Sometimes your application might have to talk to a service that, I don’t know, manages financial information either on test environment or production environment. Opinions are here. So for this case, we wanna get to a point where every single team or application can bootstrap an agent pool with the capabilities that they require, so we will have the proper security policies embedded into those agents, and only then we’ll be able to run tests on those engine pools. So they can just basically leverage Gradle Enterprise test distribution without needing to bootstrap anything from their site. So I guess to summarize, the journey has been great for us. We see huge performance improvements.
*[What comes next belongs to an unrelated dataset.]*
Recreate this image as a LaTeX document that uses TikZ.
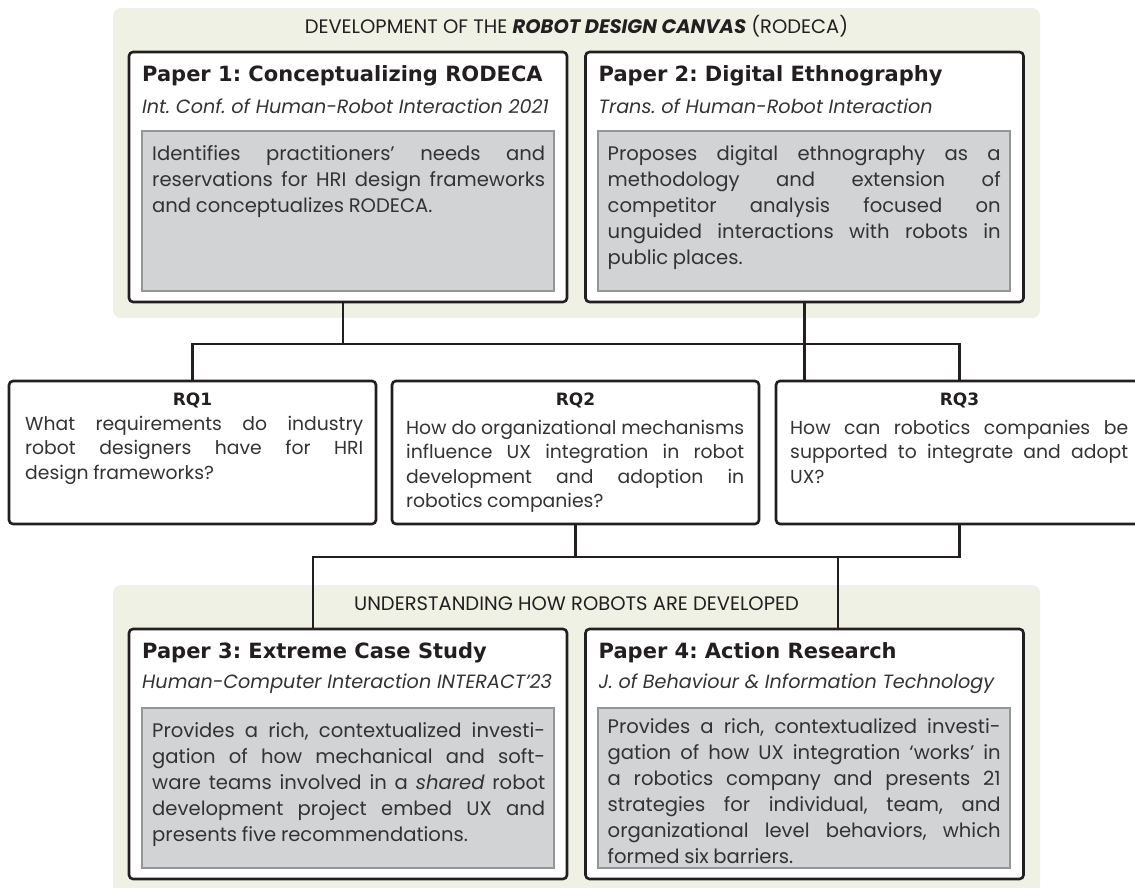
\documentclass[tikz,border=0pt]{standalone}
\usepackage{fontspec}
\setmainfont{Poppins}
\newfontfamily\headfont{DejaVu Sans}
\usetikzlibrary{calc,positioning}
\definecolor{panelfill}{HTML}{EFF1E5}
\definecolor{sumfill}{HTML}{D1D3D4}
\definecolor{sumline}{HTML}{939598}
\definecolor{ink}{HTML}{231F20}
\definecolor{bodyink}{HTML}{333333}
\newcommand{\tightspaces}{\spaceskip=0.24em plus 1em minus 0.08em\relax}
\frenchspacing

\begin{document}
\begin{tikzpicture}[
  x=1pt, y=-1pt,
  panel/.style={fill=panelfill, rounded corners=8pt},
  banner/.style={font=\fontsize{19.5}{22}\selectfont, text=ink, inner sep=0pt},
  paperbox/.style={draw=ink, line width=2.6pt, fill=white, rounded corners=4pt,
    minimum width=438pt, minimum height=250pt, inner sep=0pt, outer sep=0pt},
  papertitle/.style={font=\headfont\bfseries\fontsize{21}{26}\selectfont,
    text=ink, inner sep=0pt, anchor=base west},
  venue/.style={font=\itshape\fontsize{19.2}{23}\selectfont, text=bodyink,
    inner sep=0pt, anchor=base west},
  sumbox/.style={draw=sumline, line width=2pt, fill=sumfill, minimum width=412pt,
    minimum height=160pt, inner sep=0pt, outer sep=0pt, anchor=north west},
  sumtext/.style={font=\fontsize{19.6}{26}\selectfont\tightspaces, text=bodyink,
    text width=393pt, align=justify, inner sep=0pt, anchor=base west},
  rqbox/.style={draw=ink, line width=2.6pt, fill=white, rounded corners=4pt,
    minimum width=367pt, minimum height=143pt, inner sep=0pt, outer sep=0pt},
  rqlabel/.style={font=\headfont\bfseries\fontsize{17}{20}\selectfont,
    text=ink, inner sep=0pt, anchor=base},
  rqtext/.style={font=\fontsize{18.8}{24.5}\selectfont\tightspaces, text=bodyink,
    text width=338pt, align=justify, inner sep=0pt, anchor=base west},
  link/.style={draw=ink, line width=2.6pt},
]
  \clip (0,0) rectangle (1135,887);

  % Panels
  \fill[panel] (113,8) rectangle (1040,318);
  \fill[panel] (113,585) rectangle (1040,895);
  \node[banner] (devtitle) at (576.5,26.5)
    {DEVELOPMENT OF THE \textbf{\textit{ROBOT DESIGN CANVAS}} (RODECA)};
  \node[banner] (undtitle) at (576.5,603.5)
    {UNDERSTANDING HOW ROBOTS ARE DEVELOPED};

  % Paper 1
  \node[paperbox] (paper1) at (348,177) {};
  \node[papertitle] (p1title) at ($(paper1.north west)+(13,29)$)
    {Paper 1: Conceptualizing RODECA};
  \node[venue] (p1venue) at ($(paper1.north west)+(13,61)$)
    {Int. Conf. of Human-Robot Interaction 2021};
  \node[sumbox] (p1sum) at ($(paper1.north west)+(13,79)$) {};
  \node[sumtext] (p1text) at ($(p1sum.north west)+(10,29)$)
    {Identifies practitioners’ needs and\linebreak
     reservations for HRI design frameworks\linebreak
     and conceptualizes RODECA.};

  % Paper 2
  \node[paperbox] (paper2) at (804.5,177) {};
  \node[papertitle] (p2title) at ($(paper2.north west)+(13,29)$)
    {Paper 2: Digital Ethnography};
  \node[venue] (p2venue) at ($(paper2.north west)+(13,61)$)
    {Trans. of Human-Robot Interaction};
  \node[sumbox] (p2sum) at ($(paper2.north west)+(12,79)$) {};
  \node[sumtext] (p2text) at ($(p2sum.north west)+(10,29)$)
    {Proposes digital ethnography as a\linebreak
     methodology and extension of\linebreak
     competitor analysis focused on\linebreak
     unguided interactions with robots in\linebreak
     public places.};

  % Research questions
  \node[rqbox] (rq1) at (192.5,452.5) {};
  \node[rqlabel] (rq1label) at ($(rq1.north)+(0,24)$) {RQ1};
  \node[rqtext] (rq1text) at ($(rq1.north west)+(16,49)$)
    {What requirements do industry\linebreak
     robot designers have for HRI\linebreak
     design frameworks?};

  \node[rqbox] (rq2) at (575.5,452.5) {};
  \node[rqlabel] (rq2label) at ($(rq2.north)+(0,24)$) {RQ2};
  \node[rqtext] (rq2text) at ($(rq2.north west)+(14,53)$)
    {How do organizational mechanisms\linebreak
     influence UX integration in robot\linebreak
     development and adoption in\linebreak
     robotics companies?};

  \node[rqbox] (rq3) at (959.5,452.5) {};
  \node[rqlabel] (rq3label) at ($(rq3.north)+(0,24)$) {RQ3};
  \node[rqtext] (rq3text) at ($(rq3.north west)+(14,53)$)
    {How can robotics companies be\linebreak
     supported to integrate and adopt\linebreak
     UX?};

  % Paper 3
  \node[paperbox] (paper3) at (348,754) {};
  \node[papertitle] (p3title) at ($(paper3.north west)+(13,29)$)
    {Paper 3: Extreme Case Study};
  \node[venue] (p3venue) at ($(paper3.north west)+(13,59)$)
    {Human-Computer Interaction INTERACT’23};
  \node[sumbox] (p3sum) at ($(paper3.north west)+(13,79)$) {};
  \node[sumtext] (p3text) at ($(p3sum.north west)+(10,29)$)
    {Provides a rich, contextualized investi-\linebreak
     gation of how mechanical and soft-\linebreak
     ware teams involved in a \textit{shared} robot\linebreak
     development project embed UX and\linebreak
     presents five recommendations.};

  % Paper 4
  \node[paperbox] (paper4) at (804.5,754) {};
  \node[papertitle] (p4title) at ($(paper4.north west)+(13,29)$)
    {Paper 4: Action Research};
  \node[venue] (p4venue) at ($(paper4.north west)+(13,59)$)
    {J. of Behaviour \& Information Technology};
  \node[sumbox] (p4sum) at ($(paper4.north west)+(12,79)$) {};
  \node[sumtext] (p4text) at ($(p4sum.north west)+(10,25)$)
    {Provides a rich, contextualized investi-\linebreak
     gation of how UX integration ‘works’ in\linebreak
     a robotics company and presents 21\linebreak
     strategies for individual, team, and\linebreak
     organizational level behaviors, which\linebreak
     formed six barriers.};

  % Connectors
  \coordinate (busA) at (343,344);
  \coordinate (dropA) at (313,557);
  \coordinate (dropB) at (838,557);
  \draw[link] (paper1.south -| busA) -- (busA);
  \draw[link] (rq1.north) |- (busA) -| (rq3.north);
  \draw[link] (paper2.south) -- (paper2.south |- rq3.north);
  \draw[link] (rq2.south) -- (rq2.south |- dropA);
  \draw[link] (rq3.south) |- (dropA) -- (paper3.north -| dropA);
  \draw[link] (dropB) -- (paper4.north -| dropB);
\end{tikzpicture}
\end{document}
Every single project that we have enroll has gotten back like a lot of time. We have calculated at least several hours per month that engineers are saving when using this feature. And when we have an outage because things fail sometimes, engineers comes to us to say, “Hey, please fix it because you are taking away the most important thing that you have delivered to me in the last six months.” So that speaks a lot for what we are accomplishing this in conjunction with the Gradle folks. I guess that’s it. Thanks.